What is being asked
Extract the lines from the start through the line that holds "import matplotlib.pyplot as plt", both included, omitting all images.

Raw data
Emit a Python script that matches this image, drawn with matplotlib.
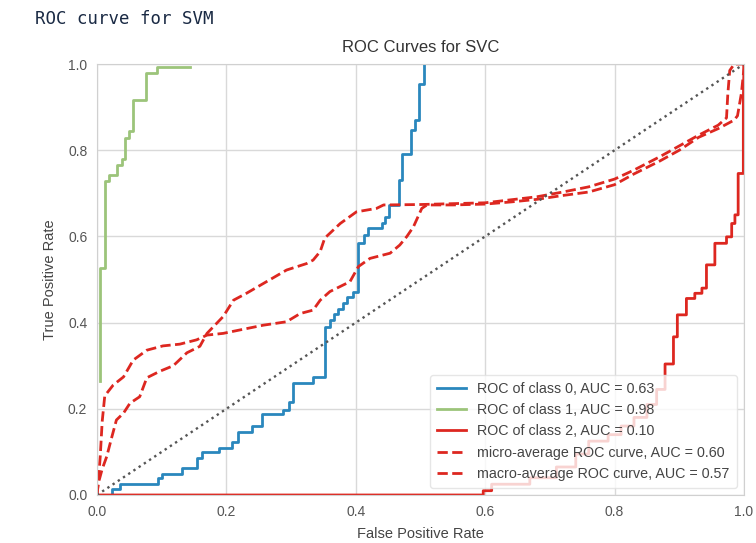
import matplotlib.pyplot as plt

# ROC points (fpr, tpr)
class0_fpr = [0.023, 0.023, 0.036, 0.036, 0.095, 0.095, 0.1, 0.1, 0.131, 0.131, 0.154, 0.154,
              0.162, 0.162, 0.188, 0.188, 0.208, 0.208, 0.218, 0.218, 0.239, 0.239, 0.255, 0.255,
              0.288, 0.288, 0.296, 0.296, 0.303, 0.303, 0.334, 0.334, 0.352, 0.352, 0.36, 0.36,
              0.366, 0.366, 0.372, 0.372, 0.38, 0.38, 0.387, 0.387, 0.395, 0.395, 0.404, 0.404,
              0.412, 0.412, 0.419, 0.419, 0.44, 0.44, 0.445, 0.445, 0.452, 0.452, 0.467, 0.467,
              0.472, 0.472, 0.485, 0.485, 0.491, 0.491, 0.498, 0.498, 0.506, 0.506]
class0_tpr = [0.0, 0.013, 0.013, 0.025, 0.025, 0.039, 0.039, 0.049, 0.049, 0.062, 0.062, 0.085,
              0.085, 0.1, 0.1, 0.11, 0.11, 0.124, 0.124, 0.147, 0.147, 0.16, 0.16, 0.188,
              0.188, 0.197, 0.197, 0.216, 0.216, 0.26, 0.26, 0.273, 0.273, 0.39, 0.39, 0.405,
              0.405, 0.42, 0.42, 0.432, 0.432, 0.445, 0.445, 0.46, 0.46, 0.472, 0.472, 0.584,
              0.584, 0.603, 0.603, 0.619, 0.619, 0.63, 0.63, 0.646, 0.646, 0.673, 0.673, 0.731,
              0.731, 0.791, 0.791, 0.847, 0.847, 0.87, 0.87, 0.954, 0.954, 1.0]

class1_fpr = [0.004, 0.004, 0.012, 0.012, 0.019, 0.019, 0.031, 0.031, 0.038, 0.038, 0.044, 0.044,
              0.049, 0.049, 0.055, 0.055, 0.075, 0.075, 0.093, 0.093, 0.144]
class1_tpr = [0.265, 0.527, 0.527, 0.729, 0.729, 0.742, 0.742, 0.765, 0.765, 0.78, 0.78, 0.828,
              0.828, 0.844, 0.844, 0.917, 0.917, 0.979, 0.979, 0.992, 0.992]

class2_fpr = [0.0, 0.597, 0.597, 0.61, 0.61, 0.669, 0.669, 0.71, 0.71, 0.74, 0.74, 0.76, 0.76,
              0.79, 0.79, 0.81, 0.81, 0.83, 0.83, 0.85, 0.85, 0.865, 0.865, 0.878, 0.878, 0.891,
              0.891, 0.897, 0.897, 0.911, 0.911, 0.924, 0.924, 0.935, 0.935, 0.942, 0.942, 0.955,
              0.955, 0.973, 0.973, 0.981, 0.981, 0.986, 0.986, 0.991, 0.991, 0.999, 0.999, 1.0]
class2_tpr = [0.0, 0.0, 0.01, 0.01, 0.025, 0.025, 0.04, 0.04, 0.065, 0.065, 0.095, 0.095, 0.125,
              0.125, 0.14, 0.14, 0.16, 0.16, 0.18, 0.18, 0.21, 0.21, 0.245, 0.245, 0.304, 0.304,
              0.367, 0.367, 0.418, 0.418, 0.456, 0.456, 0.468, 0.468, 0.48, 0.48, 0.534, 0.534,
              0.584, 0.584, 0.599, 0.599, 0.63, 0.63, 0.65, 0.65, 0.746, 0.746, 0.916, 1.0]

micro_fpr = [0.0, 0.002, 0.008, 0.015, 0.023, 0.03, 0.041, 0.051, 0.066, 0.077, 0.097, 0.118,
             0.139, 0.159, 0.17, 0.195, 0.211, 0.231, 0.262, 0.293, 0.324, 0.334, 0.345, 0.352,
             0.376, 0.401, 0.432, 0.443, 0.5, 0.55, 0.6, 0.64, 0.68, 0.72, 0.76, 0.8, 0.83,
             0.87, 0.9, 0.93, 0.96, 0.973, 0.975, 0.978, 0.985, 1.0]
micro_tpr = [0.0, 0.027, 0.06, 0.089, 0.135, 0.174, 0.19, 0.213, 0.228, 0.272, 0.287, 0.3,
             0.33, 0.345, 0.375, 0.414, 0.452, 0.468, 0.495, 0.522, 0.537, 0.545, 0.565, 0.596,
             0.63, 0.657, 0.665, 0.673, 0.674, 0.676, 0.678, 0.685, 0.692, 0.703, 0.715, 0.733,
             0.754, 0.785, 0.81, 0.835, 0.858, 0.875, 0.93, 0.985, 1.0, 1.0]

macro_fpr = [0.0, 0.002, 0.005, 0.008, 0.012, 0.025, 0.041, 0.056, 0.077, 0.102, 0.128, 0.154,
             0.17, 0.195, 0.221, 0.257, 0.293, 0.314, 0.334, 0.345, 0.36, 0.391, 0.404, 0.422,
             0.453, 0.468, 0.479, 0.489, 0.502, 0.51, 0.55, 0.6, 0.64, 0.68, 0.72, 0.76, 0.8,
             0.83, 0.87, 0.9, 0.93, 0.96, 0.985, 0.99, 0.996, 1.0, 1.0]
macro_tpr = [0.0, 0.03, 0.089, 0.17, 0.23, 0.255, 0.274, 0.313, 0.336, 0.346, 0.35, 0.36,
             0.371, 0.375, 0.383, 0.394, 0.402, 0.421, 0.429, 0.452, 0.472, 0.495, 0.53, 0.549,
             0.561, 0.58, 0.6, 0.622, 0.665, 0.673, 0.673, 0.675, 0.68, 0.686, 0.695, 0.703,
             0.72, 0.745, 0.775, 0.8, 0.83, 0.85, 0.87, 0.88, 0.932, 0.99, 1.0]

labels = ['ROC of class 0, AUC = 0.63', 'ROC of class 1, AUC = 0.98', 'ROC of class 2, AUC = 0.10',
          'micro-average ROC curve, AUC = 0.60', 'macro-average ROC curve, AUC = 0.57']

blue = '#2a87bd'
green = '#9cc47a'
red = '#dd2720'

plt.rcParams['font.family'] = ['Liberation Sans', 'DejaVu Sans']

fig = plt.figure(figsize=(7.56, 5.43), dpi=100)
ax = fig.add_axes([0.1283, 0.0884, 0.8558, 0.7937])

ax.plot(class0_fpr, class0_tpr, color=blue, lw=2, label=labels[0])
ax.plot(class1_fpr, class1_tpr, color=green, lw=2, label=labels[1])
ax.plot(class2_fpr, class2_tpr, color=red, lw=2, label=labels[2])
ax.plot(micro_fpr, micro_tpr, color=red, lw=2, ls='--', label=labels[3])
ax.plot(macro_fpr, macro_tpr, color=red, lw=2, ls='--', label=labels[4])
ax.plot([0, 1], [0, 1], color='#555555', lw=1.7, ls=':')

ax.set_xlim(0, 1)
ax.set_ylim(0, 1)
ax.grid(True, color='#d9d9d9', lw=1)
ax.set_axisbelow(True)
for s in ax.spines.values():
    s.set_color('#d0d0d0')
ax.tick_params(length=0, pad=7, labelsize=10, labelcolor='#555555')
ax.set_xticks([0, 0.2, 0.4, 0.6, 0.8, 1.0])
ax.set_yticks([0, 0.2, 0.4, 0.6, 0.8, 1.0])

ax.set_title('ROC Curves for SVC', fontsize=12, color='#333333', pad=9)
ax.set_xlabel('False Positive Rate', fontsize=10.5, color='#444444', labelpad=6)
ax.set_ylabel('True Positive Rate', fontsize=10.5, color='#444444', labelpad=8)

leg = ax.legend(loc='lower right', fontsize=10.3, frameon=True, framealpha=0.8,
                edgecolor='#e0e0e0', handlelength=2.0, labelspacing=0.5,
                borderaxespad=0.5, borderpad=0.5)
for t in leg.get_texts():
    t.set_color('#444444')

fig.text(0.046, 0.965, 'ROC curve for SVM', fontsize=12.5, color='#1a2a44',
         family='DejaVu Sans Mono', va='center')

fig.savefig('out.png', dpi=100)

Result
Emit a Python script that matches this image, drawn with matplotlib.
import matplotlib.pyplot as plt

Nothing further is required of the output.